Bryan Cranston does cranky old man very well and his title role in Trumbo is no exception. Crooked from hours hunched over a typewriter (or working in the bath) as a screenwriter, Cranston vividly portrays an erudite genius with a penchant for troublemaking.

Named as one of the ‘Hollywood 10’ that were blacklisted in 1947 for being self-declared communists, Dalton Trumbo and his allies were moral anomalies in a town ruled by money.

What made life harder for Trumbo and his associates was that Hedda Hopper (played by a flamboyantly hatted Helen Mirren), a former MGM starlet turned Times reporter, took exceptional umbrage to their ‘anti-American’ stance and set out to destroy them in the press.

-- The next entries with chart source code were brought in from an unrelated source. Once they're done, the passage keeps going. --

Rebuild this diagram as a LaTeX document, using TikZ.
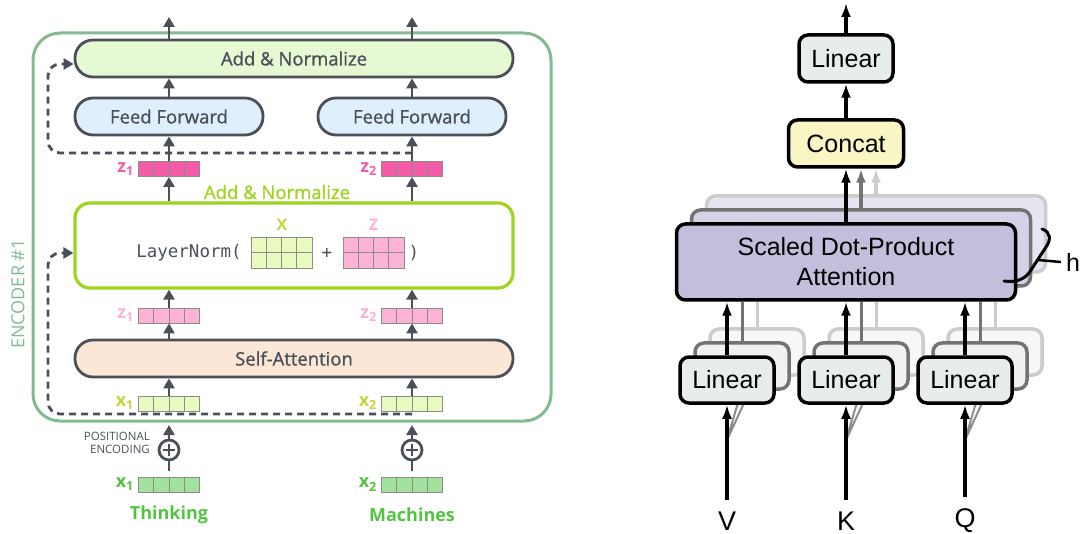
\documentclass[tikz,border=0pt]{standalone}
\usepackage{fontspec}
\setmainfont{Open Sans}
\newfontfamily\semib{Open Sans}[FakeBold=1]
\newfontfamily\helv{Liberation Sans}
\newfontfamily\monof{DejaVu Sans Mono}
\usetikzlibrary{arrows.meta}
\definecolor{ink}{RGB}{75,80,88}
\definecolor{encgreen}{RGB}{130,186,145}
\definecolor{anfill}{RGB}{231,249,211}
\definecolor{fffill}{RGB}{224,239,252}
\definecolor{safill}{RGB}{252,231,215}
\definecolor{lngreen}{RGB}{156,212,30}
\definecolor{zdark}{RGB}{245,92,168}
\definecolor{zlight}{RGB}{252,178,213}
\definecolor{xlight}{RGB}{233,250,190}
\definecolor{xlab}{RGB}{196,212,58}
\definecolor{xgreen}{RGB}{163,226,158}
\definecolor{wordgreen}{RGB}{82,196,64}
\definecolor{cellline}{RGB}{140,140,140}
\definecolor{linfill}{RGB}{232,237,234}
\definecolor{catfill}{RGB}{249,246,195}
\definecolor{attfill}{RGB}{196,189,220}
\begin{document}
\begin{tikzpicture}[x=1pt, y=-1pt, >={Triangle[length=10,width=11]},
    every node/.style={font=\semib\fontsize{18.5}{20}\selectfont, text=ink, inner sep=0},
    pill/.style={draw=ink, line width=2.8, rounded corners=18, minimum height=37},
    vec/.style={draw=cellline, line width=0.8, minimum width=61, minimum height=15,
        path picture={\foreach \k in {1,2,3} \draw[cellline, line width=0.8]
            ([xshift=\k*15.25]path picture bounding box.south west) -- ([xshift=\k*15.25]path picture bounding box.north west);}},
    mat/.style={draw=cellline, line width=0.8, minimum width=61, minimum height=31,
        path picture={\foreach \k in {1,2,3} \draw[cellline, line width=0.8]
            ([xshift=\k*15.25]path picture bounding box.south west) -- ([xshift=\k*15.25]path picture bounding box.north west);
            \draw[cellline, line width=0.8] (path picture bounding box.west) -- (path picture bounding box.east);}},
    veclabel/.style={font=\bfseries\fontsize{18}{20}\selectfont, anchor=east},
    addop/.style={circle, draw=ink, line width=2.8, minimum size=20,
        path picture={\draw[ink, line width=2.8] ([xshift=-6pt]path picture bounding box.center) -- ([xshift=6pt]path picture bounding box.center)
            ([yshift=-6pt]path picture bounding box.center) -- ([yshift=6pt]path picture bounding box.center);}},
    flow/.style={ink, line width=2.8, ->},
    skip/.style={ink, line width=2.8, dash pattern=on 7 off 5, rounded corners=12, ->},
    rbox/.style={draw=black, line width=3.5, rounded corners=9, font=\helv\fontsize{25}{30}\selectfont, text=black, align=center},
    rarrow/.style={line width=3.5, -{Latex[length=14,width=10]}}]
    \useasboundingbox (0,0) rectangle (1081,534);

    % Encoder frame
    \draw[encgreen, line width=3, rounded corners=27] (33,33) rectangle (551,421);
    \node[rotate=90, text=encgreen, font=\fontsize{18}{20}\selectfont] (enc) at (18,294) {ENCODER \#1};

    % Words, embeddings, positional encoding
    \node[font=\bfseries\fontsize{18}{20}\selectfont, text=wordgreen] (w1) at (169,515) {Thinking};
    \node[font=\bfseries\fontsize{18}{20}\selectfont, text=wordgreen] (w2) at (412,515) {Machines};
    \node[vec, fill=xgreen] (xb1) at (169,484.5) {};
    \node[vec, fill=xgreen] (xb2) at (412,484.5) {};
    \node[veclabel, text=wordgreen] (xb1l) at ([xshift=-4pt]xb1.west) {x\textsubscript{1}};
    \node[veclabel, text=wordgreen] (xb2l) at ([xshift=-4pt]xb2.west) {x\textsubscript{2}};
    \node[addop] (pe1) at (169,450) {};
    \node[addop] (pe2) at (412,450) {};
    \node[anchor=east, align=right, font=\fontsize{11.5}{13}\selectfont] (pel) at (150,443) {POSITIONAL\\ENCODING};
    \coordinate (in1) at (169,425);
    \coordinate (in2) at (412,425);
    \draw[ink, line width=2.8] ([yshift=6pt]xb1.north) -- (pe1.south);
    \draw[ink, line width=2.8] ([yshift=6pt]xb2.north) -- (pe2.south);
    \draw[flow] (pe1.north) -- (in1);
    \draw[flow] (pe2.north) -- (in2);

    % Self-attention
    \node[vec, fill=xlight] (xv1) at (169,403.5) {};
    \node[vec, fill=xlight] (xv2) at (412,403.5) {};
    \node[veclabel, text=xlab] (xv1l) at ([xshift=-4pt]xv1.west) {x\textsubscript{1}};
    \node[veclabel, text=xlab] (xv2l) at ([xshift=-4pt]xv2.west) {x\textsubscript{2}};
    \node[pill, fill=safill, minimum width=438] (sa) at (294,358.5) {Self-Attention};
    \node[vec, fill=zlight] (zl1) at (169,315.5) {};
    \node[vec, fill=zlight] (zl2) at (412,315.5) {};
    \node[veclabel, text=zlight] (zl1l) at ([xshift=-4pt]zl1.west) {z\textsubscript{1}};
    \node[veclabel, text=zlight] (zl2l) at ([xshift=-4pt]zl2.west) {z\textsubscript{2}};
    \draw[flow] (xv1.north) -- (xv1.north |- sa.south);
    \draw[flow] (xv2.north) -- (xv2.north |- sa.south);
    \draw[flow] (zl1.south |- sa.north) -- (zl1.south);
    \draw[flow] (zl2.south |- sa.north) -- (zl2.south);

    % Add & Normalize (LayerNorm)
    \node[draw=lngreen, line width=3.2, rounded corners=15, minimum width=438, minimum height=85] (ln) at (294,245.5) {};
    \node[text=lngreen] (lnl) at (277,192) {Add \& Normalize};
    \node[font=\monof\fontsize{17.5}{20}\selectfont] (lnf) at (189,253) {LayerNorm(};
    \node[mat, fill=xlight] (mx) at (281.5,252.5) {};
    \node[font=\monof\fontsize{17.5}{20}\selectfont] (plus) at (327,253) {+};
    \node[mat, fill=zlight] (mz) at (373.5,252.5) {};
    \node[font=\monof\fontsize{17.5}{20}\selectfont] (close) at (414,253) {)};
    \node[font=\bfseries\fontsize{16}{18}\selectfont, text=xlab] (mxl) at (282,225) {X};
    \node[font=\bfseries\fontsize{16}{18}\selectfont, text=zlight] (mzl) at (373.5,225) {Z};
    \draw[flow] (zl1.north) -- (zl1.north |- ln.south);
    \draw[flow] (zl2.north) -- (zl2.north |- ln.south);
    \coordinate (res0) at (412,414);
    \draw[skip] (res0) -- (48,414) -- (48,253) -- ([yshift=-7.5pt]ln.west);

    % Feed forward
    \node[vec, fill=zdark] (zz1) at (169,169) {};
    \node[vec, fill=zdark] (zz2) at (412,169) {};
    \node[veclabel, text=zdark] (zz1l) at ([xshift=-4pt]zz1.west) {z\textsubscript{1}};
    \node[veclabel, text=zdark] (zz2l) at ([xshift=-4pt]zz2.west) {z\textsubscript{2}};
    \node[pill, fill=fffill, minimum width=188] (ff1) at (169,116.5) {Feed Forward};
    \node[pill, fill=fffill, minimum width=188] (ff2) at (412,116.5) {Feed Forward};
    \node[pill, fill=anfill, minimum width=438] (an) at (294,58.5) {Add \& Normalize};
    \coordinate (out1) at (169,17);
    \coordinate (out2) at (412,17);
    \draw[flow] (zz1.south |- ln.north) -- (zz1.south);
    \draw[flow] (zz2.south |- ln.north) -- (zz2.south);
    \draw[flow] (zz1.north) -- (zz1.north |- ff1.south);
    \draw[flow] (zz2.north) -- (zz2.north |- ff2.south);
    \draw[flow] (ff1.north) -- (ff1.north |- an.south);
    \draw[flow] (ff2.north) -- (ff2.north |- an.south);
    \draw[flow] (an.north -| out1) -- (out1);
    \draw[flow] (an.north -| out2) -- (out2);
    \coordinate (res1) at (412,153);
    \draw[skip] (res1) -- (48,153) -- (48,64) -- ([yshift=-5.5pt]an.west);

    % Multi-head attention: inputs
    \node[font=\helv\fontsize{27}{30}\selectfont, text=black] (vl) at (727,521) {V};
    \node[font=\helv\fontsize{27}{30}\selectfont, text=black] (kl) at (846,521) {K};
    \node[font=\helv\fontsize{27}{30}\selectfont, text=black] (ql) at (965,521) {Q};
    \draw[black!45, line width=2] (727,440) -- (742,389) (727,440) -- (757,375);
    \draw[black!45, line width=2] (846,440) -- (861,389) (846,440) -- (876,375);
    \draw[black!45, line width=2] (965,440) -- (980,389) (965,440) -- (995,375);

    % Linear projections (h copies)
    \node[rbox, draw=black!20, fill=linfill!40, minimum width=94, minimum height=46] (lv3) at (757,352) {};
    \node[rbox, draw=black!20, fill=linfill!40, minimum width=94, minimum height=46] (lk3) at (876,352) {};
    \node[rbox, draw=black!20, fill=linfill!40, minimum width=94, minimum height=46] (lq3) at (995,352) {};
    \node[rbox, draw=black!55, fill=linfill!70, minimum width=94, minimum height=46] (lv2) at (742,366) {};
    \node[rbox, draw=black!55, fill=linfill!70, minimum width=94, minimum height=46] (lk2) at (861,366) {};
    \node[rbox, draw=black!55, fill=linfill!70, minimum width=94, minimum height=46] (lq2) at (980,366) {};
    \node[rbox, fill=linfill, minimum width=94, minimum height=46] (lv) at (727,380) {Linear};
    \node[rbox, fill=linfill, minimum width=94, minimum height=46] (lk) at (846,380) {Linear};
    \node[rbox, fill=linfill, minimum width=94, minimum height=46] (lq) at (965,380) {Linear};
    \draw[rarrow] ([yshift=12pt]vl.north) -- (lv.south);
    \draw[rarrow] ([yshift=12pt]kl.north) -- (lk.south);
    \draw[rarrow] ([yshift=12pt]ql.north) -- (lq.south);

    % Scaled dot-product attention (h copies)
    \node[rbox, draw=black!20, fill=attfill!40, minimum width=339, minimum height=76] (att3) at (876,234) {};
    \node[rbox, draw=black!55, fill=attfill!70, minimum width=339, minimum height=76] (att2) at (861,248) {};
    \node[rbox, fill=attfill, minimum width=339, minimum height=76] (att) at (846,262) {Scaled Dot-Product\\Attention};
    \draw[black!20, line width=3] (lv3.north) -- (lv3.north |- att.south) (lk3.north) -- (lk3.north |- att.south) (lq3.north) -- (lq3.north |- att.south);
    \draw[black!55, line width=3] (lv2.north) -- (lv2.north |- att.south) (lk2.north) -- (lk2.north |- att.south) (lq2.north) -- (lq2.north |- att.south);
    \draw[rarrow] (lv.north) -- (lv.north |- att.south);
    \draw[rarrow] (lk.north) -- (lk.north |- att.south);
    \draw[rarrow] (lq.north) -- (lq.north |- att.south);

    % h brace
    \node[font=\helv\fontsize{25}{30}\selectfont, text=black] (hl) at (1073,262) {h};
    \draw[line width=3, line cap=round] (1042,229) .. controls (1051,232) and (1051,240) .. (1046,247) -- (1031,270) .. controls (1026,279) and (1016,283) .. (1004,281);
    \coordinate (hb) at (1038,260);
    \draw[line width=2.5] (hb) -- ([xshift=-5pt]hl.west);

    % Concat and output
    \node[rbox, fill=catfill, minimum width=115, minimum height=47] (cat) at (846,143.5) {Concat};
    \node[rbox, fill=linfill, minimum width=94, minimum height=47] (lin) at (846,58.5) {Linear};
    \coordinate (out) at (846,3);
    \draw[rarrow, black!20] (att3.north) -- (att3.north |- cat.south);
    \draw[rarrow, black!55] (att2.north) -- (att2.north |- cat.south);
    \draw[rarrow] (att.north) -- (cat.south);
    \draw[rarrow] (cat.north) -- (lin.south);
    \draw[rarrow] (lin.north) -- (out);
\end{tikzpicture}
\end{document}
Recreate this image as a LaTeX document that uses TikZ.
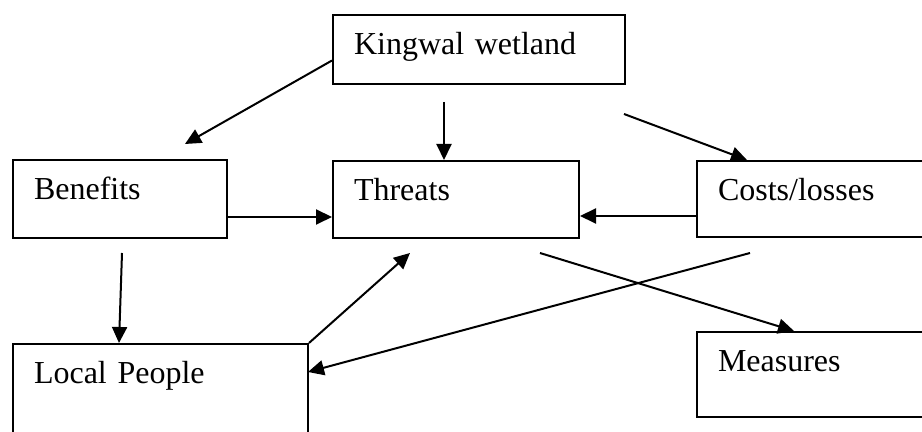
\documentclass[tikz,border=0pt]{standalone}
\usepackage{fontspec}
\setmainfont{Liberation Serif}
\usepackage{tikz}
\usetikzlibrary{arrows.meta}

\begin{document}
\begin{tikzpicture}[x=0.5pt, y=-0.5pt,
  box/.style={draw, rectangle, anchor=north west, line width=1pt, inner sep=0pt, inner xsep=10.5pt, align=left, text height=20pt, font=\fontsize{16pt}{19pt}\selectfont},
  arr/.style={line width=1pt, -{Triangle[length=8pt, width=7.5pt]}}]

\clip (0,0) rectangle (922,432);

% Boxes
\node[box, text width=125pt, text depth=14.5pt] (wet) at (332,14) {Kingwal wetland};
\node[box, text width=86pt, text depth=19pt] (ben) at (12,159) {Benefits};
\node[box, text width=102pt, text depth=18.5pt] (thr) at (332,160) {Threats};
\node[box, text width=110pt, text depth=18pt] (cost) at (696,160) {Costs/losses};
\node[box, text width=126.5pt, text depth=30pt] (loc) at (12,343) {Local People};
\node[box, text width=110pt, text depth=22.5pt] (mea) at (696,331) {Measures};

% Free ends
\coordinate (wb) at (185,144);
\coordinate (wt) at (444,102);
\coordinate (wc) at (624,114);
\coordinate (bl) at (122,253);
\coordinate (lt) at (410,253);
\coordinate (cl) at (750,253);
\coordinate (tm) at (540,253);

%Arrows
\draw[arr] ([yshift=-5.5pt]wet.west) -- (wb);
\draw[arr] (wt) -- (wt |- thr.north);
\draw[arr] (wc) -- (747,160);
\draw[arr] ([yshift=-9pt]ben.east) -- ([yshift=-9pt]ben.east -| thr.west);
\draw[arr] ([yshift=-8.5pt]cost.west) -- ([yshift=-8.5pt]cost.west -| thr.east);
\draw[arr] (bl) -- (119,343);
\draw[arr] (loc.north east) -- (lt);
\draw[arr] (cl) -- (308,372);
\draw[arr] (tm) -- (794,331);
\end{tikzpicture}
\end{document}
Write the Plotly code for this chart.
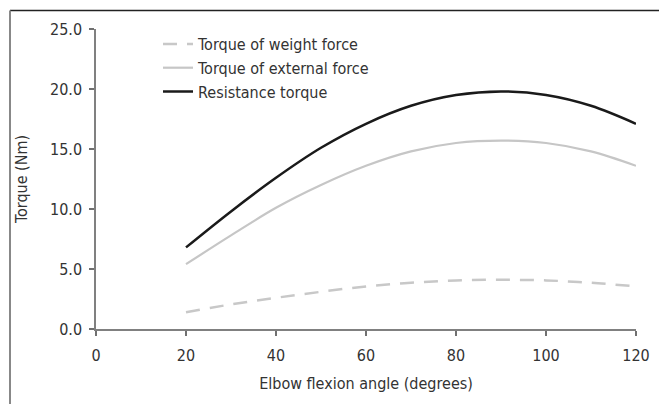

Surprises in this film come in the form of comedian Louis CK’s turn as Arlen Hird, a committed communist who rails against Trumbo, claiming he is more intent on making mischief than instigating social change. CK’s acting is natural, with a believability that is rare.

Other surprises are the family dynamic between Trumbo, his wife Cleo (played by Diane Lane), and his children. The sub-plot of how Trumbo’s politics affect his children’s development and his marriage is one of the more gripping aspects of the period piece, as the audience watch Trumbo’s eldest daughter Nikola grow into a political activist.

The fun part is being in on the secret that is the core premise of the film; the fact that Trumbo wrote two Oscar-winning films under pseudonyms during his period in professional exile.

Roman Holiday and The Brave One were the titles in question, but the blacklisted group of screenwriters churned out hundreds of scripts, primarily for the King Brothers studio headed up by a ball-busting Frank King (played by John Goodman).

With some inward-gazing Hollywood sentimentality and an obvious Oscar play at hand, Trumbo is a solid film with strong performances from Cranston, CK and Goodman, as well as a great villain in the form of Mirren.

Trumbo opens in Australian cinemas on Thursday February 18.